Arc Forumnew | comments | leaders | submitlogin
Using Arc to decode Venter's secret DNA code (arcfn.com)
8 points by kens 5290 days ago | 2 comments


4 points by rocketnia 5289 days ago | link

Performance: for the sorts of exploratory programming I do, performance is important. For instance, one thing I did when trying to figure out the code was match all substrings of one watermark against another, to see if there were commonalities. This is O(N^3) and was tolerably fast in Python, but Arc would be too painful.

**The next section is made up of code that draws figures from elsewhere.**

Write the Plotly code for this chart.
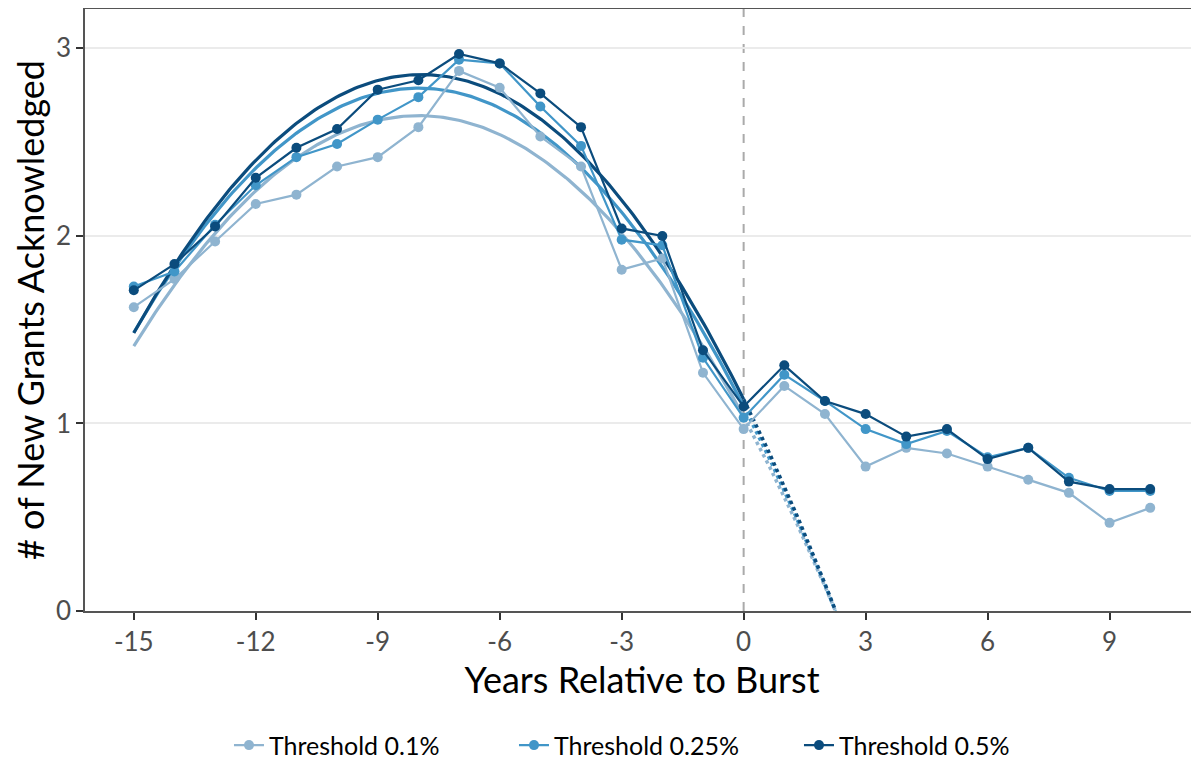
import numpy as np
import plotly.graph_objects as go

years = list(range(-15, 11))

thr_01 = [1.62, 1.77, 1.97, 2.17, 2.22, 2.37, 2.42, 2.58, 2.88, 2.79, 2.53, 2.37, 1.82, 1.88, 1.27, 0.97,
          1.20, 1.05, 0.77, 0.87, 0.84, 0.77, 0.70, 0.63, 0.47, 0.55]
thr_025 = [1.73, 1.81, 2.06, 2.27, 2.42, 2.49, 2.62, 2.74, 2.94, 2.92, 2.69, 2.48, 1.98, 1.95, 1.35, 1.03,
           1.26, 1.12, 0.97, 0.89, 0.96, 0.82, 0.87, 0.71, 0.64, 0.64]
thr_05 = [1.71, 1.85, 2.05, 2.31, 2.47, 2.57, 2.78, 2.83, 2.97, 2.92, 2.76, 2.58, 2.04, 2.00, 1.39, 1.09,
          1.31, 1.12, 1.05, 0.93, 0.97, 0.81, 0.87, 0.69, 0.65, 0.65]

series_names = ["Threshold 0.1%", "Threshold 0.25%", "Threshold 0.5%"]
series_vals = [thr_01, thr_025, thr_05]
colors = ["#8fb4d0", "#4196c8", "#0b4c7d"]

fig = go.Figure()

yrs = np.array(years, dtype=float)
pre = yrs <= 0

# quadratic fits on pre-burst data
for name, vals, col in zip(series_names, series_vals, colors):
    v = np.array(vals)
    coef = np.polyfit(yrs[pre], v[pre], 2)
    xs = np.linspace(-15, 0, 200)
    fig.add_trace(go.Scatter(x=xs, y=np.polyval(coef, xs), mode="lines",
                             line=dict(color=col, width=3.2), showlegend=False, hoverinfo="skip"))
    # extension after burst until reaching zero
    roots = np.roots(coef)
    roots = [r.real for r in roots if abs(r.imag) < 1e-9 and r.real > 0]
    xend = min(roots) if roots else 10
    xe = np.linspace(0, xend, 60)
    fig.add_trace(go.Scatter(x=xe, y=np.polyval(coef, xe), mode="lines",
                             line=dict(color=col, width=3.5, dash="dot"), showlegend=False, hoverinfo="skip"))

for name, vals, col in zip(series_names, series_vals, colors):
    fig.add_trace(go.Scatter(x=years, y=vals, mode="lines+markers", name=name,
                             line=dict(color=col, width=2.2),
                             marker=dict(color=col, size=10)))

fig.add_shape(type="line", x0=0, x1=0, y0=0, y1=1, yref="paper", xref="x",
              line=dict(color="#aaaaaa", width=2, dash="dash"), layer="below")

fig.update_layout(
    width=1191, height=755,
    margin=dict(l=77, r=0, t=1, b=152, autoexpand=False),
    paper_bgcolor="white", plot_bgcolor="white",
    font=dict(family="Lato, Open Sans, sans-serif", color="#000000"),
    legend=dict(orientation="h", x=0.513, xanchor="center", y=-0.185, yanchor="top",
                font=dict(size=25), entrywidth=240, traceorder="normal", tracegroupgap=0),
    showlegend=True,
)
fig.update_xaxes(range=[-16.2, 11.2], tickvals=[-15, -12, -9, -6, -3, 0, 3, 6, 9],
                 ticktext=["-15", "-12", "-9", "-6", "-3", "0", "3", "6", "9"],
                 showgrid=False, zeroline=False, showline=True, linecolor="#555555", linewidth=1.5,
                 mirror=True, ticks="outside", ticklen=7, tickcolor="#333333", tickwidth=1.5,
                 tickfont=dict(size=26, color="#4d4d4d"), automargin=False,
                 title=dict(text="Years Relative to Burst", font=dict(size=36), standoff=5))
fig.update_yaxes(range=[0, 3.21], tickvals=[0, 1, 2, 3], showgrid=True, gridcolor="#ebebeb", gridwidth=2,
                 zeroline=False, showline=True, linecolor="#555555", linewidth=1.5, mirror=True,
                 ticks="outside", ticklen=7, tickcolor="#333333", tickwidth=1.5,
                 tickfont=dict(size=26, color="#4d4d4d"), automargin=False,
                 title=dict(text="# of New Grants Acknowledged", font=dict(size=36), standoff=6))

fig.write_html("out.html")
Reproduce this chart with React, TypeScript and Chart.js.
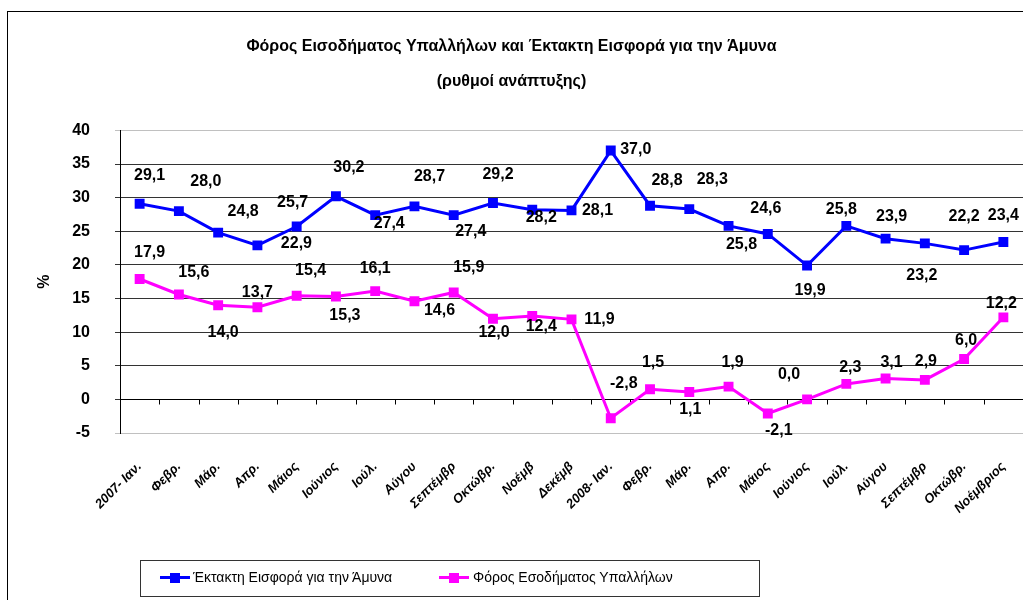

Here's a take on it. It isn't so painful, probably because it only takes about O(N^2) time. :)

  (def commonalities-at (a b bstart (o threshold 1))
    (accum acc
      (withs (stop (min len.a (- len.b bstart))
              run 0
              bank [do (unless (< run threshold)
                         (acc:list run (- _ run)))
                       (= run 0)])
        (when (< stop 0) (err "The start index was out of range."))
        (for i 0 (- stop 1)
          (if (is a.i (b:+ bstart i))
            ++.run
            bank.i))
        bank.stop)))
  
  (def commonalities (a b (o threshold 1))
    (accum acc
      (forlen bstart b
        (each (run offset) (commonalities-at a b bstart threshold)
          (acc:list run offset (+ bstart offset))))))
  
  (def show-top-commonalities (a b number-to-show (o threshold 1))
    (each (run astart bstart) (firstn number-to-show
                                (sort (fn (a b) (> a.0 b.0))
                                      (commonalities a b threshold)))
      (pr "matched " run " chars at " astart " and " bstart ": ")
      (write:cut a astart (+ astart run))
      (pr "=")
      (write:cut b bstart (+ bstart run))
      (prn)))
-

  arc> (show-top-commonalities w1 w1 10 10)
  matched 1038 chars at 0 and 0: [snip]
  matched 27 chars at 561 and 852: "CGGTAGATATCACTATAAGGCCCAGGA"="CGGTAGATATCACTATAAGGCCCAGGA"
  matched 24 chars at 621 and 927: "GTTTTTTTGCTGCGACGTCTATAC"="GTTTTTTTGCTGCGACGTCTATAC"
  matched 22 chars at 393 and 411: "TCATGACAAAACAGCCGGTCAT"="TCATGACAAAACAGCCGGTCAT"
  matched 18 chars at 447 and 504: "TGACTGTGAAACTAAAGC"="TGACTGTGAAACTAAAGC"
  matched 18 chars at 429 and 528: "TCATAATAGATTAGCCGG"="TCATAATAGATTAGCCGG"
  matched 18 chars at 546 and 1002: "AGTCGTATTCATAGCCGG"="AGTCGTATTCATAGCCGG"
  matched 16 chars at 677 and 971: "GCGGCACTAGAGCCGG"="GCGGCACTAGAGCCGG"
  matched 15 chars at 620 and 665: "AGTTTTTTTGCTGCG"="AGTTTTTTTGCTGCG"
  matched 15 chars at 318 and 465: "TACTAATGCCGTCAA"="TACTAATGCCGTCAA"
  nil
  arc> (do1 nil (time:commonalities w1 w1 10))
  time: 2494 msec.
  nil
  arc> (do1 nil (time:commonalities w1 w1))
  time: 4657 msec.
  nil
-

  arc> (show-top-commonalities w1 w2 10 10)
  matched 11 chars at 339 and 390: "GCTGTGATACT"="GCTGTGATACT"
  matched 10 chars at 799 and 843: "TAGCAATAAG"="TAGCAATAAG"
  matched 10 chars at 318 and 456: "TACTAATGCC"="TACTAATGCC"
  matched 10 chars at 338 and 575: "TGCTGTGATA"="TGCTGTGATA"
  matched 10 chars at 69 and 768: "TGATAAATAA"="TGATAAATAA"
  nil
  arc> (do1 nil (time:commonalities w1 w2 10))
  time: 1622 msec.
  nil
  arc> (do1 nil (time:commonalities w1 w2))
  time: 3264 msec.
  nil
To summarize, I started off in Arc, switched to Python when I realized it would take me way too long to figure out the DNA code using Arc, and then went back to Arc for this writeup after I figured out what I wanted to do. In other words, Python was much better for the exploratory part.

Yeah, I know just what you're talking about there. Still, it wasn't long ago that I found my ideas easiest to express in Java, so I think familiarity has an awful lot to do with it. I'm afraid even Arc's error messages can be an acquired taste. :-p

-----

2 points by conanite 5287 days ago | link

Embedding Perl code in a living organism seems even more crazy than text or HTML.

Hey, this means you could embed a virus in a bacterium, wouldn't that be cool ...

-----